A new method allows researchers to solve crystal structures from polycrystalline samples with a mass of just 0.1mg. SDPD-SX combines routine equipment and well-known open-source software, and works significantly faster than traditional methods, generating data in 20–25 minutes rather than hours.

‘Collecting powder x-ray diffraction on a single crystal x-ray diffractometer has generally been possible for quite some time. What has not been possible, routinely, is then going on to solve a crystal structure,’ explains Elena Kabova from the University of Reading, UK. By treating a single crystal diffractometer as a powder diffractometer, users can easily get a powder diffraction pattern from a tiny amount of polycrystalline material. Now, Kabova and her colleagues have used the DASH software package in a global optimisation approach to obtaining crystal structures from this diffraction data.

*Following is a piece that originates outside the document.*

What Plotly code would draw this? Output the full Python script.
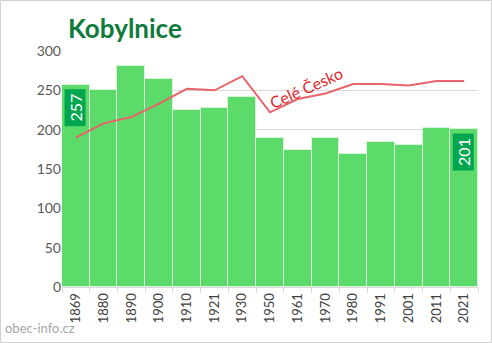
import plotly.graph_objects as go

years = ["1869", "1880", "1890", "1900", "1910", "1921", "1930", "1950",
         "1961", "1970", "1980", "1991", "2001", "2011", "2021"]
population = [257, 250, 281, 265, 225, 227, 241, 190, 174, 189, 169, 184, 181, 202, 201]
czechia_scaled = [190, 208, 216, 233, 252, 250, 268, 222, 239, 246, 258, 258, 256, 262, 262]

FONT = "Lato"
idx = list(range(len(years)))

W, H = 492, 343
ML, MR, MT, MB = 62, 14, 51, 56
PW, PH = W - ML - MR, H - MT - MB


def px_x(px):
    return (px - ML) / PW


def px_y(py):
    return (H - MB - py) / PH


fig = go.Figure()
fig.add_trace(go.Bar(
    x=idx, y=population, width=1,
    marker=dict(color="#5cdb6a", line=dict(color="#d8f5dc", width=1)),
    hoverinfo="skip",
))
fig.add_trace(go.Scatter(
    x=idx, y=czechia_scaled, mode="lines",
    line=dict(color="#e8636a", width=2),
    hoverinfo="skip",
))

for i in (0, len(years) - 1):
    fig.add_annotation(
        x=idx[i], y=population[i], xref="x", yref="y",
        text=str(population[i]), textangle=-90, showarrow=False,
        yanchor="top", yshift=-4, xshift=-1,
        width=34, height=18, align="center", valign="middle",
        bgcolor="#00a550", font=dict(color="white", size=16, family=FONT),
        borderpad=1,
    )

fig.add_annotation(
    x=8.3, y=254, xref="x", yref="y", text="Celé Česko",
    textangle=-24, showarrow=False,
    font=dict(color="#e0262b", size=16, family=FONT),
)

fig.add_annotation(
    x=px_x(66), y=px_y(28), xref="paper", yref="paper",
    xanchor="left", yanchor="middle", text="<b>Kobylnice</b>", showarrow=False,
    font=dict(color="#0e7a3c", size=26, family=FONT),
)
fig.add_annotation(
    x=px_x(3), y=px_y(328), xref="paper", yref="paper",
    xanchor="left", yanchor="middle", text="obec-info.cz", showarrow=False,
    font=dict(color="#a6a6a6", size=13, family=FONT),
)

fig.add_shape(type="rect", xref="paper", yref="paper",
              x0=px_x(0.5), y0=px_y(342.5), x1=px_x(491.5), y1=px_y(0.5),
              line=dict(color="#d0d0d0", width=1))

fig.update_layout(
    width=W, height=H,
    margin=dict(l=ML, r=MR, t=MT, b=MB),
    paper_bgcolor="white", plot_bgcolor="white",
    showlegend=False, bargap=0,
    font=dict(family=FONT, color="#595959"),
    xaxis=dict(
        range=[-0.5, len(years) - 0.5], tickmode="array", tickvals=idx, ticktext=years,
        tickangle=-90, tickfont=dict(size=13, color="#404040"), ticks="",
        minor=dict(tickmode="array", tickvals=[i - 0.5 for i in range(len(years) + 1)],
                   ticks="outside", ticklen=5, tickcolor="#d9d9d9", showgrid=False),
        showline=True, linecolor="#d9d9d9", showgrid=False, zeroline=False,
    ),
    yaxis=dict(
        range=[0, 300], dtick=50, tickfont=dict(size=14, color="#595959"),
        showgrid=True, gridcolor="#d9d9d9", zeroline=False, ticks="",
    ),
)

fig.write_html("out.html")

‘SDPD-SX will have a great impact on the drug discovery process, opening the path to obtain useful structural information very early in the game,’ comments Peter Stephens, a crystallography expert and an emeritus professor at Stonybrook University in the US. ‘Using widely available resources, namely privately held instrumentation (not synchrotron facilities) and software, [the team] has created a practical means of determining crystal structures from sub-milligram powder samples.’

Whilst this project initially focussed on drug discovery, fields as disparate as geology, space exploration, forensics, painting authentication and food technology could benefit from the new method – as long as there is a crystalline component. And because the method is so fast, the team have since found that SDPD-SX could analyse air-sensitive samples that must be stored under nitrogen.

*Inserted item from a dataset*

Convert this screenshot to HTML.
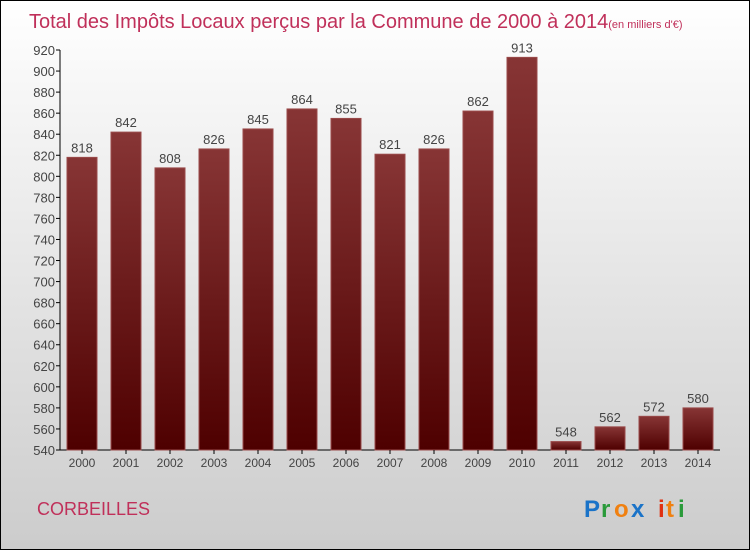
<!DOCTYPE html>
<html><head><meta charset="utf-8"><style>
body{margin:0;}
#c{width:748px;height:548px;border:1px solid #000;background:linear-gradient(#fff,#ccc);position:relative;overflow:hidden;font-family:"Liberation Sans",sans-serif;}
</style></head><body>
<div id="c">
<svg id="s" width="748" height="548" style="position:absolute;left:0;top:0">
<defs><linearGradient id="g" x1="0" y1="0" x2="0" y2="1"><stop offset="0" stop-color="#873535"/><stop offset="1" stop-color="#4e0000"/></linearGradient></defs>
<text x="28" y="27" font-size="20" fill="#c0305a">Total des Impôts Locaux perçus par la Commune de 2000 à 2014<tspan font-size="11">(en milliers d'€)</tspan></text>
<text x="36" y="514" font-size="18" fill="#c0305a">CORBEILLES</text>
<g font-size="24" font-weight="bold">
<text x="583" y="516" fill="#1a73c8">P</text><text x="600" y="516" fill="#2a9a3a">r</text><text x="613" y="516" fill="#f08010">o</text><text x="630" y="516" fill="#1a73c8">x</text><text x="657" y="516" fill="#e03010">i</text><text x="665" y="516" fill="#f08010">t</text><text x="677" y="516" fill="#2a9a3a">i</text>
</g>
</svg>
</div>
<script>
const years=["2000","2001","2002","2003","2004","2005","2006","2007","2008","2009","2010","2011","2012","2013","2014"];
const values=[818,842,808,826,845,864,855,821,826,862,913,548,562,572,580];
const ticks=[540,560,580,600,620,640,660,680,700,720,740,760,780,800,820,840,860,880,900,920];
const s=document.getElementById('s');const NS="http://www.w3.org/2000/svg";
const x0=59,step=44,bw=30,yMin=540,yMax=920,yTop=49,yBot=449;
const y=v=>yBot-(v-yMin)/(yMax-yMin)*(yBot-yTop);
function mk(t,a){const e=document.createElementNS(NS,t);for(const k in a)e.setAttribute(k,a[k]);s.appendChild(e);return e;}
const ax=mk('path',{d:`M${x0},${yTop} V${yBot} H${x0+step*years.length}`,stroke:'#000',fill:'none'});


ticks.forEach(t=>{const l=mk('line',{x1:x0-4,x2:x0,y1:y(t),y2:y(t),stroke:'#000'});


const tx=mk('text',{x:x0-5,y:y(t)+5,'text-anchor':'end','font-size':13,fill:'#444'});tx.textContent=t;

});
years.forEach((yr,i)=>{const cx=x0+step*i+step/2;
const r=mk('rect',{x:cx-bw/2,y:y(values[i]),width:bw,height:yBot-y(values[i]),fill:'url(#g)',stroke:'#9a4a4a','stroke-width':1});


const v=mk('text',{x:cx,y:y(values[i])-5,'text-anchor':'middle','font-size':13,fill:'#444'});v.textContent=values[i];


const tk=mk('line',{x1:cx,x2:cx,y1:yBot,y2:yBot+4,stroke:'#000'});


const xl=mk('text',{x:cx,y:yBot+17,'text-anchor':'middle','font-size':12,fill:'#444'});xl.textContent=yr;

});
</script>
</body></html>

Pamela Whitfield, an expert in powder diffraction and leading scientist at Excelsus Structural Solutions, Switzerland, describes the method as a more modern and practical take on the old-school Gandolfi x-ray film camera. ‘Extremely small samples can be highly problematic and any easily accessible solution to collecting better data is a welcome addition to the analyst’s toolkit,’ she adds.

However, SDPD-SX is not without its problems – currently the data has to be collected at room temperature, so the resolution is not as sharp as if it were collected using a cryostream. The method also failed to solve the structure of γ-carbamazepine, due to the crystal’s large asymmetric unit and low space group symmetry.

Kabova and her colleagues envision SDPD-SX complementing existing techniques, rather than replacing them. ‘We have shown, certainly for small organic molecules, that this technique pretty much compares with what a standard powder diffractometer can do; maybe not with the same initial level of accuracy, but certainly of a quality suitable for subsequent refinement whether computational or based on the diffraction data,’ says Kabova.

Previously, the problem with crystal structure determination was that single crystal diffractometers required a single crystal. Without a useable single crystal, scientists used powder x-ray diffraction instead. But without the milligram quantities needed to run powder diffraction, obtaining crystal structure data seemed impossible. ‘When somebody tells you that it’s not possible; don’t believe them,’ comments team member Charles Blundell of C4X discovery in the UK. ‘Take it as a challenge that you need to think differently, and then invent something, because that’s how we make progress.’